* Start *

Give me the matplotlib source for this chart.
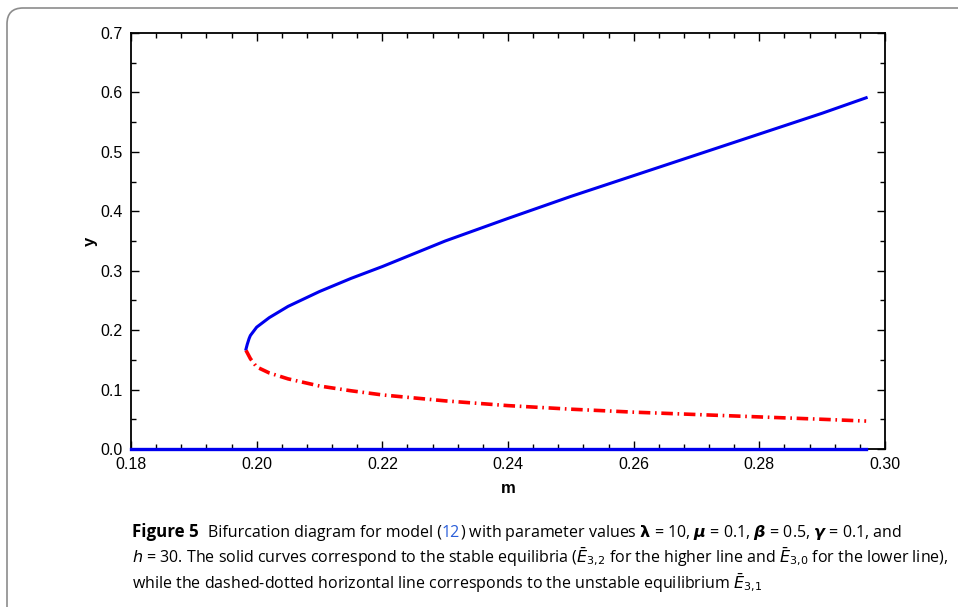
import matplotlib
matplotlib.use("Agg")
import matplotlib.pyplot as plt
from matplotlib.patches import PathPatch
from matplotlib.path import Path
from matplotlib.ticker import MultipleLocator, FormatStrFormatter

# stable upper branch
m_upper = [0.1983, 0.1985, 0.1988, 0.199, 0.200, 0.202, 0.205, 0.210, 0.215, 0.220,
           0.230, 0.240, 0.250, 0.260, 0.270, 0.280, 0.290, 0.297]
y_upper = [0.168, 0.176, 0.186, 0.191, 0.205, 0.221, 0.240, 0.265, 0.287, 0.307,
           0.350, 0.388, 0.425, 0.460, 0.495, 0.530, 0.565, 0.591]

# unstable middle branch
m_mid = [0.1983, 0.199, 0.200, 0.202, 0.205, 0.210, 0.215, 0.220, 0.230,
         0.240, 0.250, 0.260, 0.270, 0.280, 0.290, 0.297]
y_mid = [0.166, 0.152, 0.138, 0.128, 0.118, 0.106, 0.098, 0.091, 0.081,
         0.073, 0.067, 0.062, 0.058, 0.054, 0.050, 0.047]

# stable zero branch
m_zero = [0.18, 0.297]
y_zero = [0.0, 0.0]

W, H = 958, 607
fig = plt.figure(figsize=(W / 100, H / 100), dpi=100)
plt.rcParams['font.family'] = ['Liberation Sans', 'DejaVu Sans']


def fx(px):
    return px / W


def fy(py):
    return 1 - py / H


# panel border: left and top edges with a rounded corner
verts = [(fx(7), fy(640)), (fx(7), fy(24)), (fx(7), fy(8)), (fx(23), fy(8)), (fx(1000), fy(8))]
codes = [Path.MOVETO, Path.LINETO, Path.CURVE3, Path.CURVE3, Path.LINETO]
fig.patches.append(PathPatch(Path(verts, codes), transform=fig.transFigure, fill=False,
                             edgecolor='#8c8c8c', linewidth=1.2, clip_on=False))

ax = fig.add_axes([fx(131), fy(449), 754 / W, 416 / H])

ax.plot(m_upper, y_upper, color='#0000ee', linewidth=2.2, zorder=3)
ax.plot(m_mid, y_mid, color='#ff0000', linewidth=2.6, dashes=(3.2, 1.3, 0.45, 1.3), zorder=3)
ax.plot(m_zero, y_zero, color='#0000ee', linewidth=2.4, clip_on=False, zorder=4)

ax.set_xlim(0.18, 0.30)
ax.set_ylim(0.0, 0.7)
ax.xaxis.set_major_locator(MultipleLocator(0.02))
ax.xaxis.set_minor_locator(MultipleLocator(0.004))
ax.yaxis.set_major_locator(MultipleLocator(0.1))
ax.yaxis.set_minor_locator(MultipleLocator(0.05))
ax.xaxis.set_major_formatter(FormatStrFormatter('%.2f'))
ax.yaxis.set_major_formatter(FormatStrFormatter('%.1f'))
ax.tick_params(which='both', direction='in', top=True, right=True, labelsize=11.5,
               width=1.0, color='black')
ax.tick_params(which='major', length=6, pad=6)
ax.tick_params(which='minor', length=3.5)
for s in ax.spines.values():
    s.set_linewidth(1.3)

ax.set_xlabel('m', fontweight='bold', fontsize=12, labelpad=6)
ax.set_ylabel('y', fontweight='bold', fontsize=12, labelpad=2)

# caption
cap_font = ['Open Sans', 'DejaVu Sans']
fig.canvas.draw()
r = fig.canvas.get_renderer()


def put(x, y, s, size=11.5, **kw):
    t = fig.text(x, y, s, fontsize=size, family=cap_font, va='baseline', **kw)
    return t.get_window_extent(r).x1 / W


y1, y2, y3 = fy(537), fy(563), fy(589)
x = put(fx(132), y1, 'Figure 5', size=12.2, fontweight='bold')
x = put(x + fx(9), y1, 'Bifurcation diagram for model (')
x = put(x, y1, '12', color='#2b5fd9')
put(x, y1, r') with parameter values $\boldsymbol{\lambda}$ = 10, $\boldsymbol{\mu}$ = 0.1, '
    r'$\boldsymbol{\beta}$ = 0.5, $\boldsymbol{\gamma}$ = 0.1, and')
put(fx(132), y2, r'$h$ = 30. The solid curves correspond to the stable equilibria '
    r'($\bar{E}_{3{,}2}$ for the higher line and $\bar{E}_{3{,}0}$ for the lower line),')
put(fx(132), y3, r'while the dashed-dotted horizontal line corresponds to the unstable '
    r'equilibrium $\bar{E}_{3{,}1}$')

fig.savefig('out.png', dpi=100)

* End *

● **WRITTEN REQUEST**:
Skip the pictures and restate exactly the lines from the beginning of the listing to the line with "0.073, 0.067, 0.062, 0.058, 0.054, 0.050, 0.047]", that line included.

● **CORRECT ANSWER**:
Give me the matplotlib source for this chart.
import matplotlib
matplotlib.use("Agg")
import matplotlib.pyplot as plt
from matplotlib.patches import PathPatch
from matplotlib.path import Path
from matplotlib.ticker import MultipleLocator, FormatStrFormatter

# stable upper branch
m_upper = [0.1983, 0.1985, 0.1988, 0.199, 0.200, 0.202, 0.205, 0.210, 0.215, 0.220,
           0.230, 0.240, 0.250, 0.260, 0.270, 0.280, 0.290, 0.297]
y_upper = [0.168, 0.176, 0.186, 0.191, 0.205, 0.221, 0.240, 0.265, 0.287, 0.307,
           0.350, 0.388, 0.425, 0.460, 0.495, 0.530, 0.565, 0.591]

# unstable middle branch
m_mid = [0.1983, 0.199, 0.200, 0.202, 0.205, 0.210, 0.215, 0.220, 0.230,
         0.240, 0.250, 0.260, 0.270, 0.280, 0.290, 0.297]
y_mid = [0.166, 0.152, 0.138, 0.128, 0.118, 0.106, 0.098, 0.091, 0.081,
         0.073, 0.067, 0.062, 0.058, 0.054, 0.050, 0.047]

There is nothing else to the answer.